> _What you will do_
In the lines below, output everything from the first line through the line containing "0.14, 0.12, 0.11, 0.09, 0.08, 0.075];" exactly as it is. Pictures are not part of the output.

····················

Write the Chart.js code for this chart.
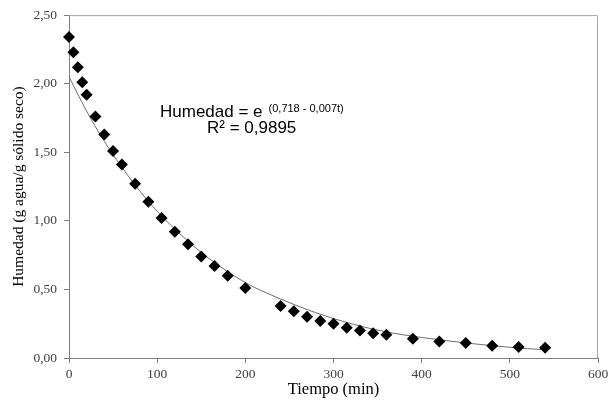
<!DOCTYPE html>
<html>
<head>
<meta charset="utf-8">
<script src="https://cdn.jsdelivr.net/npm/chart.js@4"></script>
<style>
  html, body { margin: 0; padding: 0; background: #fff; }
  #wrap { width: 608px; height: 402px; }
</style>
</head>
<body>
<div id="wrap"><canvas id="secado"></canvas></div>
<script>
// Datos experimentales de secado
const tiempo = [0, 5, 10, 15, 20, 30, 40, 50, 60, 75, 90, 105, 120, 135, 150, 165, 180, 200,
                240, 255, 270, 285, 300, 315, 330, 345, 360, 390, 420, 450, 480, 510, 540];
const humedad = [2.34, 2.23, 2.12, 2.01, 1.92, 1.76, 1.63, 1.51, 1.41, 1.27, 1.14, 1.02, 0.92, 0.83,
                 0.74, 0.67, 0.60, 0.51, 0.38, 0.34, 0.30, 0.27, 0.25, 0.22, 0.20, 0.18, 0.17,
                 0.14, 0.12, 0.11, 0.09, 0.08, 0.075];

// Curva de ajuste
const tiempoAjuste = [0, 20, 40, 60, 80, 100, 130, 160, 200, 240, 280, 320, 360, 400, 450, 500, 540];
const humedadAjuste = [2.05, 1.80, 1.58, 1.39, 1.22, 1.07, 0.88, 0.72, 0.55, 0.43, 0.33, 0.25,
                       0.19, 0.15, 0.11, 0.078, 0.06];

const xTickLabels = ['0', '100', '200', '300', '400', '500', '600'];
const yTickLabels = ['0,00', '0,50', '1,00', '1,50', '2,00', '2,50'];

const ecuacion = 'Humedad = e';
const exponente = '(0,718 - 0,007t)';
const r2 = 'R\u00b2 = 0,9895';

const serif = "'Liberation Serif', 'Times New Roman', serif";
const sans = "'Liberation Sans', Arial, sans-serif";

// marco superior y derecho
const framePlugin = {
    id: 'frame',
    beforeDatasetsDraw(chart) {
        const { ctx, chartArea: a } = chart;
        ctx.save();
        ctx.strokeStyle = '#a6a6a6';
        ctx.lineWidth = 1;
        ctx.beginPath();
        ctx.moveTo(a.left, a.top + 0.5);
        ctx.lineTo(a.right - 0.5, a.top + 0.5);
        ctx.lineTo(a.right - 0.5, a.bottom);
        ctx.stroke();
        ctx.restore();
    }
};

const labelPlugin = {
    id: 'ecuacion',
    afterDraw(chart) {
        const ctx = chart.ctx;
        ctx.save();
        ctx.fillStyle = '#000';
        ctx.textBaseline = 'alphabetic';
        ctx.textAlign = 'left';
        ctx.font = '17px ' + sans;
        ctx.fillText(ecuacion, 160, 117);
        const w = ctx.measureText(ecuacion).width;
        ctx.font = '11px ' + sans;
        ctx.fillText(exponente, 160 + w + 6, 111.5);
        ctx.font = '17px ' + sans;
        ctx.fillText(r2, 207, 132.5);
        ctx.restore();
    }
};

function initSecadoChart() {
    const ctx = document.getElementById('secado');
    if (!ctx) return;

    const data = {
        datasets: [{
            type: 'scatter',
            label: 'Humedad',
            data: tiempo.map((t, i) => ({ x: t, y: humedad[i] })),
            pointStyle: 'rectRot',
            pointRadius: 6,
            pointBackgroundColor: '#000',
            pointBorderColor: '#000',
            pointBorderWidth: 0,
            clip: false
        }, {
            type: 'line',
            label: 'Ajuste',
            data: tiempoAjuste.map((t, i) => ({ x: t, y: humedadAjuste[i] })),
            borderColor: '#6e6e6e',
            borderWidth: 1,
            pointRadius: 0,
            fill: false,
            cubicInterpolationMode: 'monotone'
        }]
    };

    new Chart(ctx, {
        data: data,
        plugins: [framePlugin, labelPlugin],
        options: {
            responsive: true,
            maintainAspectRatio: false,
            animation: false,
            layout: { padding: { top: 14, right: 10, left: 0, bottom: 0 } },
            scales: {
                x: {
                    type: 'linear',
                    min: 0,
                    max: 600,
                    afterFit(s) { s.height = 44; s.paddingLeft = 0; s.paddingRight = 0; },
                    ticks: {
                        stepSize: 100,
                        maxRotation: 0,
                        padding: 3,
                        color: '#404040',
                        font: { family: serif, size: 13.5 },
                        callback: (v, i) => xTickLabels[i]
                    },
                    grid: { drawOnChartArea: false, tickLength: 5, color: '#7f7f7f' },
                    border: { color: '#7f7f7f' },
                    title: {
                        display: true,
                        text: 'Tiempo (min)',
                        color: '#000',
                        font: { family: serif, size: 16.5 },
                        padding: { top: 0, bottom: 2 }
                    }
                },
                y: {
                    min: 0,
                    max: 2.5,
                    afterFit(s) { s.width = 69; },
                    ticks: {
                        stepSize: 0.5,
                        padding: 7,
                        color: '#404040',
                        font: { family: serif, size: 13.5 },
                        callback: (v, i) => yTickLabels[i]
                    },
                    grid: { drawOnChartArea: false, tickLength: 5, color: '#7f7f7f' },
                    border: { color: '#7f7f7f' },
                    title: {
                        display: true,
                        text: 'Humedad (g agua/g s\u00f3lido seco)',
                        color: '#000',
                        font: { family: serif, size: 15.5 },
                        padding: { top: 10, bottom: 0 }
                    }
                }
            },
            plugins: {
                legend: { display: false },
                tooltip: { enabled: false }
            }
        }
    });
}

document.addEventListener('DOMContentLoaded', function() {
    initSecadoChart();
});
</script>
</body>
</html>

····················

> _Finished exercise_
Write the Chart.js code for this chart.
<!DOCTYPE html>
<html>
<head>
<meta charset="utf-8">
<script src="https://cdn.jsdelivr.net/npm/chart.js@4"></script>
<style>
  html, body { margin: 0; padding: 0; background: #fff; }
  #wrap { width: 608px; height: 402px; }
</style>
</head>
<body>
<div id="wrap"><canvas id="secado"></canvas></div>
<script>
// Datos experimentales de secado
const tiempo = [0, 5, 10, 15, 20, 30, 40, 50, 60, 75, 90, 105, 120, 135, 150, 165, 180, 200,
                240, 255, 270, 285, 300, 315, 330, 345, 360, 390, 420, 450, 480, 510, 540];
const humedad = [2.34, 2.23, 2.12, 2.01, 1.92, 1.76, 1.63, 1.51, 1.41, 1.27, 1.14, 1.02, 0.92, 0.83,
                 0.74, 0.67, 0.60, 0.51, 0.38, 0.34, 0.30, 0.27, 0.25, 0.22, 0.20, 0.18, 0.17,
                 0.14, 0.12, 0.11, 0.09, 0.08, 0.075];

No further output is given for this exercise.